Furthermore, all the different incarnations of Vishnu appear as different forms of Lokesvara in Buddhism. For example, Makendanatha Lokesvara is the same as the Vedic Matsya, Badravaraha Lokesvara is Varaha, Hayagriva in Buddhism is the horse-necked one as similarly described in the Vedic literature, and so on. And the different forms of Lakshmi, Vishnu’s spouse as the Goddess of Fortune, appear as the different forms of Tara in the forms of White Tara, the Green Tara, etc. Even the fearful forms of Lokesvara are simply the fearful aspects of Lord Vishnu, as in the case of the threatening image of Yamantaka, who is simply the form of the Lord as death personified. The name is simply taken from Yamaraja, the Vedic lord of death.
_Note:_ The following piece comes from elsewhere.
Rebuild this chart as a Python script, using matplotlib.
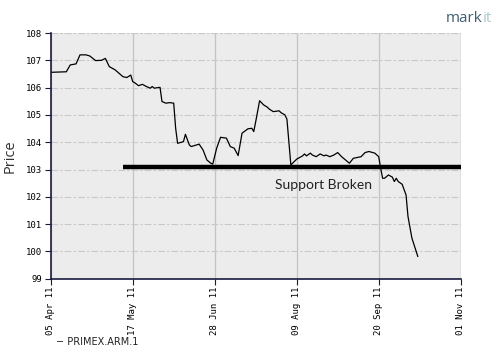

Many times you will also see Buddhist paintings depicting a threefold bending form of Bodhisattvas and Lokesvaras much the same way Krishna is depicted. This is because the Bodhisattvas were originally styled after paintings from India, which were prints of Krishna. Most images of Tara are also similar to paintings of Lakshmi in that one hand is held in benediction. And Vajrayogini, the Buddha in female aspect, is certainly styled after goddess Kali or Durga. Kuvera, the lord of wealth in the Vedic culture, is Kuvera Vaishravana in Buddhism. There are many other carry-overs from the Vedic tradition into Buddhism that can be recognized, such as the use of ghee lamps and kusha grass, and the offerings of barley and ghee in rituals that resemble Vedic ceremonies. In this way, we can see the many similarities and connections in Buddhism with Vedic culture, which is the origin of many of the concepts found within Buddhism.

Therefore, after the disappearance of Lord Buddha, the authority of the Vedas and Vedic culture was reinstated by such scholarly personalities as Shankaracarya, Ramanujacarya, Madhvacarya, Nimbarka, Baladeva Vidyabushana, Sri Caitanya Mahaprabhu, and others.